Di queste lamentele, Antonello Desole, medico di medicina generale e presidente per la provincia di Sassari della Federazione italiana medici di famiglia (Fimmg), ne riceve all’ordine del giorno. Dice: «Il Cup per noi è un disastro. Non funziona, non dà adeguate risposte ai pazienti, soprattutto a quelli del nord dell’isola, e la frustrazione e il disagio degli utenti ricade sulle nostre spalle». E continua: «Sapete talvolta qual è la soluzione proposta dall’operatore del cup al paziente per ovviare a 6 mesi di attesa per un appuntamento? Si faccia fare dal suo medico una prescrizione urgente, così gliela possiamo dare subito. Forte di questa aspettativa, il paziente poi bussa da noi, con l’assurda pretesa che da breve o differibile la prescrizione diventi urgente. Cosa che non avverrà mai, perché non siamo così folli da togliere un posto a una persona che ha reale necessità di una visita nell’arco di qualche giorno. Dovrebbe essere il Cup al servizio dei pazienti e dei medici, e non il contrario».

Secondo Desole c’è proprio un cortocircuito nella gestione del Cup: «L’acronimo significa Centro unico di prenotazione. Ma di unico ha solo il nome. Perché a livello operativo parliamo di 24 diramazioni, cioè di un Cup per ogni distretto delle Asl (21) e per ogni Aou.
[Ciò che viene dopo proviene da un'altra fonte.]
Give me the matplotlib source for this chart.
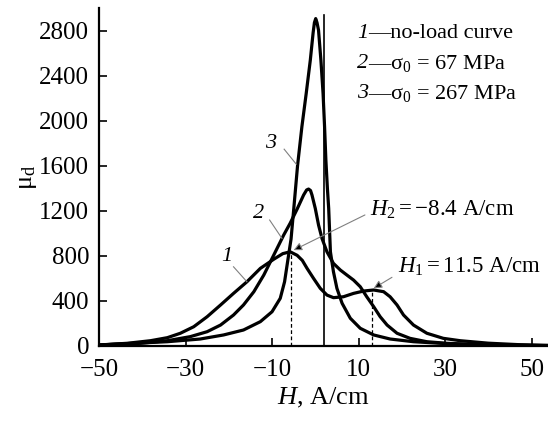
import matplotlib
matplotlib.use("Agg")
import matplotlib.pyplot as plt

plt.rcParams['font.family'] = ['Liberation Serif', 'DejaVu Serif']
plt.rcParams['mathtext.fontset'] = 'custom'
plt.rcParams['mathtext.rm'] = 'Liberation Serif'
plt.rcParams['mathtext.it'] = 'Liberation Serif:italic'
plt.rcParams['mathtext.bf'] = 'Liberation Serif:bold'

# Curve 1: no-load
h1 = [-50, -43.5, -38.1, -34.2, -31.2, -28.1, -25, -21.9, -18.9, -15.8, -12.7, -9.6, -7.5, -5.8,
      -4.2, -3.0, -1.9, -0.4, 1.15, 2.7, 4.2, 6.5, 8.85, 11.2, 13.5, 15.8, 17.3, 18.9, 20.4,
      22.7, 25.8, 29.6, 33.5, 40, 47, 54]
mu1 = [9, 24, 47, 74, 113, 171, 260, 364, 467, 570, 689, 770, 820, 836,
       805, 760, 689, 600, 512, 452, 429, 437, 467, 488, 497, 482, 437, 364, 275,
       186, 113, 68, 47, 25, 12, 6]

# Curve 2: sigma0 = 67 MPa
h2 = [-50, -40.4, -34.2, -28.9, -25, -21.9, -18.9, -16.6, -14.2, -11.9, -9.6, -7.3, -5.8, -4.2,
      -2.7, -2.0, -1.55, -1.1, -0.76, 0, 0.76, 1.55, 2.7, 4.2, 5.8, 7.3, 8.85, 10.4, 11.9,
      13.5, 15, 16.6, 18.9, 21.9, 25.8, 30.4, 38, 46, 54]
mu2 = [9, 24, 47, 83, 127, 186, 275, 364, 482, 630, 807, 985, 1090, 1215,
       1340, 1385, 1393, 1380, 1340, 1221, 1073, 955, 836, 733, 674, 630, 585, 526, 437,
       349, 260, 186, 113, 68, 38, 24, 12, 6, 3]

# Curve 3: sigma0 = 267 MPa
h3 = [-50, -42, -34.2, -26.6, -21.2, -16.6, -12.7, -10, -8.1, -7.1, -6.4, -5.6, -4.9, -4.1,
      -3.1, -2.1, -1.15, -0.5, -0.2, 0.1, 0.4, 0.75, 1.3, 1.8, 2.15, 2.45, 2.8, 3.1, 3.5,
      4.2, 5.0, 6.2, 8.1, 10.4, 13.5, 17.3, 22.7, 28.9, 36, 45, 54]
mu3 = [9, 24, 38, 62, 98, 142, 216, 304, 423, 570, 748, 950, 1250, 1600,
       1945, 2241, 2537, 2780, 2870, 2906, 2870, 2803, 2537, 2241, 1945, 1650, 1400, 1221, 836,
       659, 512, 379, 246, 157, 98, 62, 38, 24, 12, 6, 3]

x_ticks = [-50, -30, -10, 10, 30, 50]
y_ticks = [0, 400, 800, 1200, 1600, 2000, 2400, 2800]

legend_nums = ['1', '2', '3']
legend_texts = ['—no-load curve',
                r'—$\mathrm{σ}_0$ = 67 MPa',
                r'—$\mathrm{σ}_0$ = 267 MPa']

fig = plt.figure(figsize=(5.48, 4.21), dpi=100)
ax = fig.add_axes([99/548, 1 - 346/421, 449/548, 338/421])

lw = 2.3
for h, m in [(h1, mu1), (h2, mu2), (h3, mu3)]:
    ax.plot(h, m, color='black', lw=lw, solid_joinstyle='round', solid_capstyle='round')

# vertical reference line
ax.plot([1.9, 1.9], [0, 2940], color='black', lw=1.2)
# dashed markers
ax.plot([-5.6, -5.6], [0, 836], color='black', lw=0.9, ls=(0, (3, 2)))
ax.plot([13.1, 13.1], [0, 497], color='black', lw=0.9, ls=(0, (3, 2)))

ax.set_xlim(-50, 53.8)
ax.set_ylim(0, 3000)
ax.set_xticks(x_ticks)
ax.set_yticks(y_ticks)
ax.tick_params(direction='in', length=6, width=1.2, labelsize=18, pad=7)
ax.tick_params(axis='x', pad=9)
for s in ['top', 'right']:
    ax.spines[s].set_visible(False)
for s in ['left', 'bottom']:
    ax.spines[s].set_linewidth(1.6)

ax.set_xlabel(r'$\mathit{H}$, A/cm', fontsize=19, labelpad=4)
ax.set_ylabel(r'$\mathrm{μ}_\mathrm{d}$', fontsize=19, labelpad=0)

# legend text
for i, (n, t) in enumerate(zip(legend_nums, legend_texts)):
    tn = ax.text(9.6, 2774 - i * 266, n, fontsize=16, va='center', ha='left', style='italic')
    ax.annotate(t, xy=(1, 0.5), xycoords=tn, fontsize=16, va='center', ha='left')

# curve labels with leader lines
ax.text(-10.4, 1800, '3', fontsize=16, ha='center', va='center', style='italic')
ax.plot([-7.2, -4.4], [1747, 1614], color='gray', lw=0.8)
ax.text(-13.1, 1177, '2', fontsize=16, ha='center', va='center', style='italic')
ax.plot([-10.55, -7.7], [1118, 955], color='gray', lw=0.8)
ax.text(-20.4, 792, '1', fontsize=16, ha='center', va='center', style='italic')
ax.plot([-18.9, -15.8], [703, 570], color='gray', lw=0.8)

# annotations
ax.annotate(r'$\mathit{H}_2 = -8.4$ A/cm', xy=(-5.0, 851), xytext=(12.7, 1206),
            fontsize=16.5, va='center', ha='left',
            arrowprops=dict(arrowstyle='-|>', ec='gray', fc='black', lw=0.8,
                            mutation_scale=12, shrinkA=2, shrinkB=0,
                            relpos=(0, 0.4)))
ax.annotate(r'$\mathit{H}_1 = 11.5$ A/cm', xy=(13.5, 512), xytext=(19.2, 703),
            fontsize=16.5, va='center', ha='left',
            arrowprops=dict(arrowstyle='-|>', ec='gray', fc='black', lw=0.8,
                            mutation_scale=12, shrinkA=3, shrinkB=0,
                            relpos=(0, 0.2)))

fig.savefig('out.png', dpi=100)
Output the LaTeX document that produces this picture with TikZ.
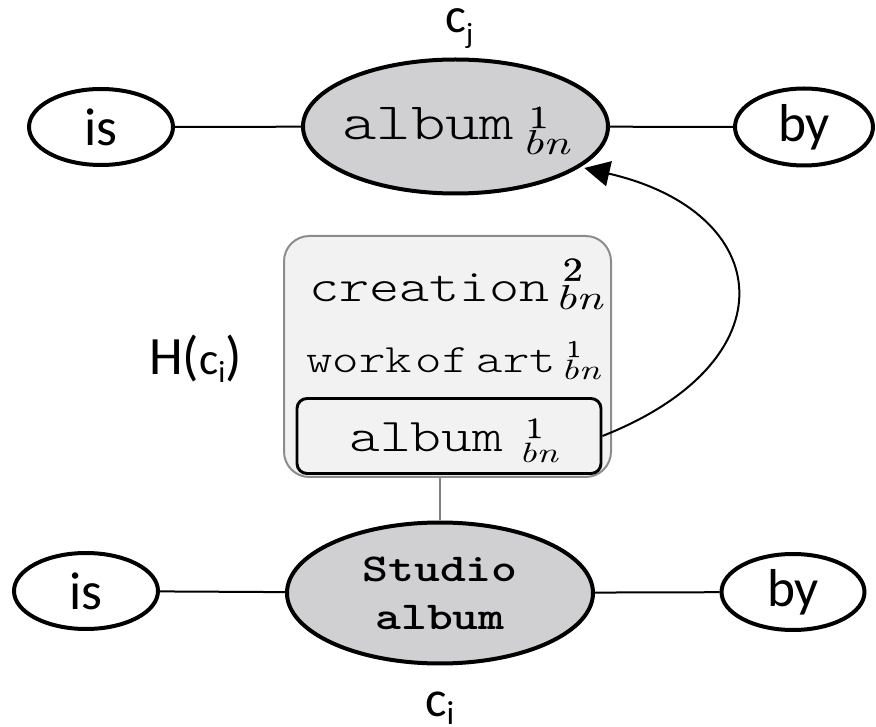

Gestire questa struttura capillare va a scapito della trasparenza, e non si riesce a individuare dove il sistema si ingolfi e dove siano localizzate le criticità. Non è ammissibile che il Cup disattenda completamente i Rao, cioè i raggruppamenti di attesa omogenei, e dia risposte con ritardi di sei mesi o un anno. Ci sono patologie che non tollerano queste tempistiche. A questo punto sarebbe molto meglio introdurre dei Cup dedicati. Mi spiego: un Cup oncologico, un Cup cardiologico, un Cup diabetologico, ciascuno con una propria specialità. Forse, operando fuori dal calderone generalizzato delle prestazioni, si riuscirebbe a organizzare le agende con più precisione».

Questa inefficienza del Cup è confermata dall’esperienza di un medico di una struttura pubblica, che per ovvie ragioni non può apparire con nome e cognome: «I pazienti molto spesso non riescono a prenotarsi anche se noi medici vediamo sulla schermata del Sisar tanti appuntamenti disponibili. Queste date libere spesso non vengono occupate e prenotate perché le impegnative formulate non concordano con i Rao. Un sistema malato che di fatto rende pazienti e medico ostaggio di ottusa burocrazia, e che dovrebbe essere rivisto con l’ottica di offrire il migliore servizio in tempi dignitosi, magari adeguando la prenotazione in sede Cup, senza mettere in croce il paziente, il familiare, il medico. Lo specialista inoltre non ha la possibilità di prenotare direttamente i controlli, né di “forzare” le agende». E questo è un ulteriore problema, che secondo i medici di base andrebbe risolto: «Quando mando un paziente da uno specialista – dice Desole – è più logico che sia il collega a poter prenotare direttamente il controllo successivo. Che senso ha rimandarlo da me, e che sia io a fare una nuova prescrizione per il Cup?».